The skill with no gym.
Why "be funnier" is the one skill we never actually practice.
I follow a lot of parenting accounts on my personal Instagram. The good ones, not the ones designed to make you feel like you’re failing a child you love.
They’re smart people sharing useful ideas, little scripts for hard moments, and frameworks for raising a tiny human who will never not make me laugh by “booping” my belly button.
I watch them. I nod. I think, “Oh, that’s good, I should try that.”
Then I close the app and do exactly none of it.
The ideas are in my head but they’re not in the room.
So now I have a head full of solid parenting frameworks and a daughter who hasn’t benefited from 99% of them.

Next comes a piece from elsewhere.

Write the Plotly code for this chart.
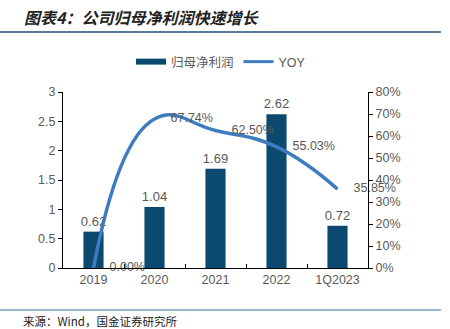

Don’t get me wrong. The good ideas floating around in my brain are better than the alternative (better than doom-scrolling, better than the outrage clips and half-true takes the algorithm would rather hand me).
But “better than nothing” is a low bar, and my kid doesn’t grade on it.
For many, the same thing happens with humor.
They might watch the clip that breaks down why a joke works or listen to a podcast about a comedian talking about their process. Heck, they may even be reading this post right now (ahem).
As a result, they feel a small glow of productivity, like they made progress. And they did, sort of. It’s better than nothing. It’s just nowhere near as effective as actually doing the thing.
“You’ve either got it or you don’t” is doing a lot of damage
Most of us believe humor is a fixed trait. You’ve either got it or you don’t. The problem is that the belief sabotages you no matter which side you think you’re on.
If you’ve decided you don’t have it, you never practice, because why train for a game you’re sure you can’t win.
If you’ve decided you do have it, you also never practice, because why train for a game you’re sure you’ve already won.
Either way, the reps never happen. And humor, like every other skill, only moves when you practice and put it out in the world.
The hard part is that there aren’t obvious places to practice your humor.
If you want to learn golf, you go to a driving range or golf course. Languages have classes or Duolingo. There’s even meetup groups for people who want to get better at growing Dragonfruit (shout out to my friend Denise Richards who recently went to one).
Every one of those has an obvious place to do it (a range, a mirror, an app). Professional humor doesn’t. You could try a stand-up open mic or an improv class, but the goals are a bit different.
There’s no court, no gym, no standing Tuesday slot for being funnier. So even the people who want to improve have nowhere to put the work.
Which is why measuring your humor, or learning your “style,” or reading one more breakdown of why a joke lands, can feel like progress without being it.
None of that makes measuring a waste. Learning your strengths is a real starting line (it’s exactly why our Humor Intelligence Assessment ends with action items, not just a score). A starting line just isn’t the same as moving down the track.
Knowing your humor is a fact about you. It isn’t a change in you. The number doesn’t make you funnier. The reps do.
Your first rep
Here’s the smallest possible place to start (it’s smaller than you think).
Challenge: This week, every time a funny thought or observation crosses your mind, write it down.
Notes app, scrap of paper, whatever’s closest. The joke you thought of three seconds too late, the absurd thing a coworker said, the email subject line that made you smirk. You don’t have to do anything with it yet. Just catch it.
That tiny act is the real first rep, because humor starts with noticing long before it’s about delivery.
If you feel like it, hit reply with your best catch of the week. I read every response.
Wit regards,
-Andrew
P.S. I did finally try one of those parenting frameworks this week. My daughter was deeply unimpressed with my airplane-made-out-of-a-toilet-paper-roll… but I’m still counting it as a rep.